In a pamphlet for the pro-single currency group Britain in Europe, Professor Robin Marris, an emeritus professor of economics at the University of London, says there is no better time than now to sign up to the euro and there is "no valid economic reason for delay".
His paper has been distributed to every member of Tony Blair's Cabinet, as they grapple with the document drawn up by the Treasury giving its assessment of Chancellor Gordon Brown's five economic tests. A public announcement will be made by the Chancellor on 9 June.
Professor Marris argues in his economic analysis that staying out of the euro would cost Britain 0.5 per cent on economic growth. He says that economic welfare in the UK is more likely to benefit than to suffer from membership and that the ideal rate for entry is the current exchange rate of €1.40 to £1.
He writes: "If the British Government or people decide to stay out of the euro on political grounds, the cost will be borne by future generations ... The only conceivable reasons for delay are political and there is no valid economic reason for delay."
The professor's findings are broadly backed by a panel of 11 leading economists from around the world who prepared an accompanying document for Britain in Europe.
But the Government is understood to be increasingly uneasy about the prospects of a euro referendum following a spate of opinion polls making it clear that the British public is doggedly against membership, by two to one.
And, more worrying still, the Tories' latest poll rating was within a point of Labour, following the row over calls - rebuffed by the Government - for a referendum on the proposed changes to the European Union's constitution.
Robert Worcester, the chairman of the polling organisation Mori, said that 77 per cent of people wanted a referendum on the EU constitution. He warned that the failure to hold one meant an early referendum on single currency membership was "even less likely". "I don't think it's likely at all. I wouldn't be surprised if we hadn't had a referendum on that before 2009."
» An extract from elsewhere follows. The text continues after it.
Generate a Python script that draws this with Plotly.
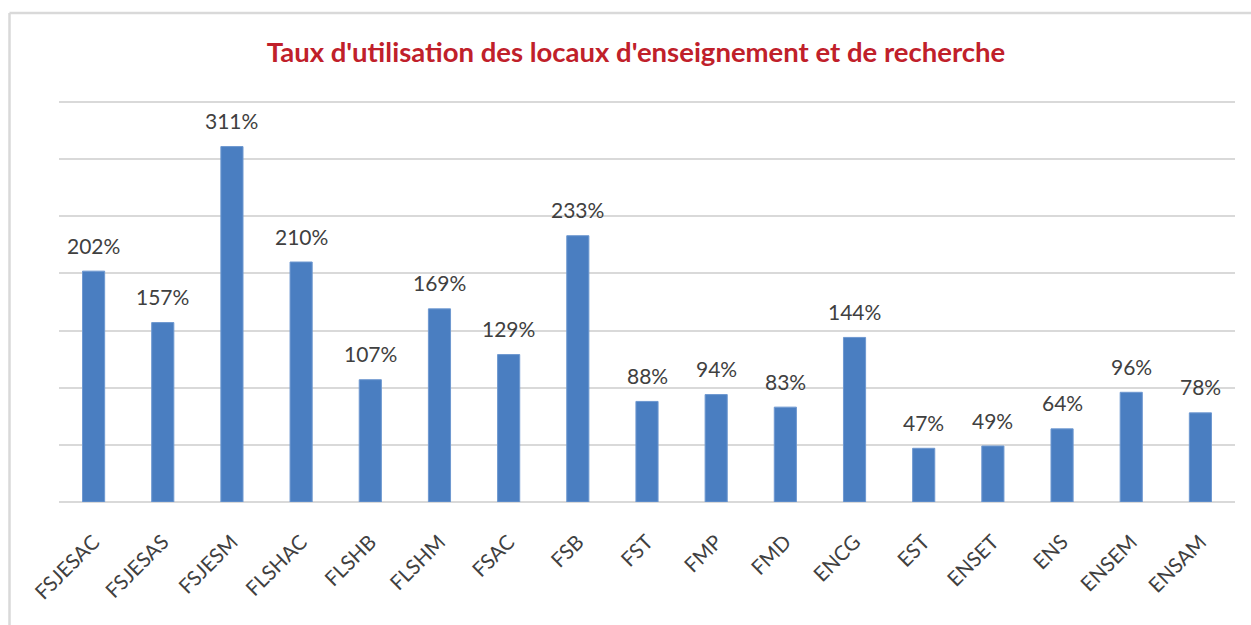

However, Stephan Shakespeare, from the pollsters YouGov, whose survey found the Tories closing the gap with Labour, argued that polling showed that if cabinet ministers - particularly Mr Blair and Mr Brown - were prepared to wholeheartedly campaign in favour of the single currency "it would still be hard to win but would start as an even race".
Britain in Europe continues to insist that there is still "everything to play for" and that cabinet support is crucial.
The former prime minister Sir Edward Heath, who took Britain into Europe, said many opponents of the euro were following a concealed agenda to bring about Britain's withdrawal from the EU.
The euro decision was Britain's chance to end its "ambivalence" on Europe. Sir Edward urged membership on both political and economic grounds.